The Covid Symptom Study

This study uses NLP to identify symptoms of COVID-19 in clinical notes. Specifically, it uses cTAKES and cNLP transformers to identify clinical terms.


Because it uses external services like cTAKES, you will want to make sure those are ready. From your git clone of the cumulus-etl repo, you can run the following to run those services:

export UMLS_API_KEY=your-umls-api-key  # don't forget to set this - cTAKES needs it
docker compose --profile covid-symptom-gpu up -d

You’ll notice the -gpu suffix there. Running NLP is much, much faster with access to a GPU, so we strongly recommend you run this on GPU-enabled hardware.

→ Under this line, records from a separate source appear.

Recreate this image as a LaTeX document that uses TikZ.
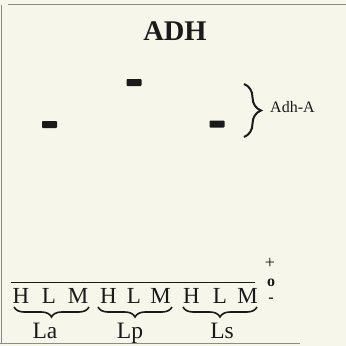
\documentclass[tikz,border=0pt]{standalone}
\usepackage{fontspec}
\setmainfont{Liberation Serif}
\usetikzlibrary{decorations.pathreplacing}
\definecolor{paper}{HTML}{F6F6EA}
\definecolor{frame}{HTML}{8C8C84}
\definecolor{ink}{HTML}{1A1A1A}
\tikzset{
  band/.style={fill=ink, draw=none, minimum width=15pt, minimum height=7pt, inner sep=0pt, rounded corners=0.8pt},
  lane/.style={font=\fontsize{23}{25}\selectfont, text=ink, inner sep=0pt, anchor=base},
  grouplabel/.style={font=\fontsize{23.5}{25}\selectfont, text=ink, inner sep=0pt, anchor=base},
  charge/.style={font=\fontsize{18}{19}\selectfont, text=ink, inner sep=0pt},
  bigbrace/.style={decorate, decoration={brace, amplitude=17pt}, line width=2pt, draw=ink},
  underbrace/.style={decorate, decoration={brace, mirror, amplitude=10pt}, line width=1.6pt, draw=ink},
  frameline/.style={draw=frame, line width=1.1pt}
}
\begin{document}
\begin{tikzpicture}[x=1pt, y=-1pt]
  \fill[paper] (0,0) rectangle (346,346);
  \useasboundingbox (0,0) rectangle (346,346);

  % page frame remnants
  \coordinate (ftl) at (8,4.5);
  \coordinate (ftr) at (346,4.5);
  \coordinate (fl0) at (1.5,5);
  \coordinate (fl1) at (1.5,344);
  \coordinate (fb0) at (0,343.5);
  \coordinate (fb1) at (300,343.5);
  \draw[frameline] (ftl) -- (ftr);
  \draw[frameline] (fl0) -- (fl1);
  \draw[frameline] (fb0) -- (fb1);

  % title
  \node[font=\bfseries\fontsize{28.5}{30}\selectfont, text=ink, inner sep=0pt, anchor=base] (title) at (175,40) {ADH};

  % enzyme bands
  \node[band] (bandLa) at (49.5,124.5) {};
  \node[band] (bandLp) at (134,82.5) {};
  \node[band] (bandLs) at (217,124) {};

  % locus brace and label
  \coordinate (brTop) at (244,84);
  \coordinate (brBot) at (244,137);
  \draw[bigbrace] (brTop) -- (brBot);
  \node[font=\fontsize{16}{18}\selectfont, text=ink, inner sep=0pt, anchor=west] (adhA) at (270,107) {Adh-A};

  % origin line
  \coordinate (orig0) at (11,282);
  \coordinate (orig1) at (255,282);
  \draw[draw=ink, line width=1pt] (orig0) -- (orig1);

  % lanes
  \node[lane] (hLa) at (21,303) {H};
  \node[lane] (lLa) at (49,303) {L};
  \node[lane] (mLa) at (78,303) {M};
  \node[lane] (hLp) at (108.5,303) {H};
  \node[lane] (lLp) at (134,303) {L};
  \node[lane] (mLp) at (160.5,303) {M};
  \node[lane] (hLs) at (191.5,303) {H};
  \node[lane] (lLs) at (220,303) {L};
  \node[lane] (mLs) at (247.5,303) {M};

  % group braces
  \coordinate (ga0) at (14,307);
  \coordinate (ga1) at (89,307);
  \coordinate (gp0) at (98,307);
  \coordinate (gp1) at (172,307);
  \coordinate (gs0) at (183,307);
  \coordinate (gs1) at (257,307);
  \draw[underbrace] (ga0) -- (ga1);
  \draw[underbrace] (gp0) -- (gp1);
  \draw[underbrace] (gs0) -- (gs1);

  \node[grouplabel] (La) at (45,338) {La};
  \node[grouplabel] (Lp) at (130,338) {Lp};
  \node[grouplabel] (Ls) at (222,338) {Ls};

  % charge signs
  \node[charge] (plus) at (270,263) {+};
  \node[charge, font=\bfseries\fontsize{16}{17}\selectfont] (zero) at (271,283) {o};
  \node[charge, font=\bfseries\fontsize{16}{17}\selectfont] (minus) at (271,300) {-};
\end{tikzpicture}
\end{document}
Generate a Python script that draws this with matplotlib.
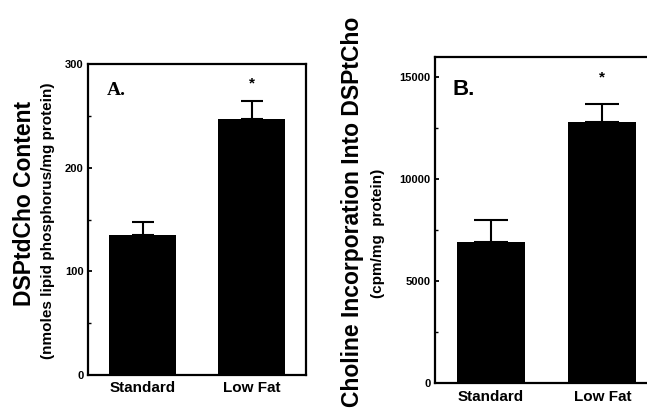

And since we are running the GPU profile, when you do run the ETL, you’ll want to launch the GPU mode instead of the default cumulus-etl CPU mode:

docker compose run cumulus-etl-gpu …

But if you can’t use a GPU or you just want to test things out, you can use --profile covid-symptom above and the normal cumulus-etl run line to use the CPU.


There is one main task, run with --task covid_symptom__nlp_results.

This will need access to clinical notes, which are pulled fresh from your EHR (since the ETL doesn’t store clinical notes). This means you will likely have to provide some other FHIR authentication arguments like --smart-client-id and --fhir-url.

See --help for more authentication options.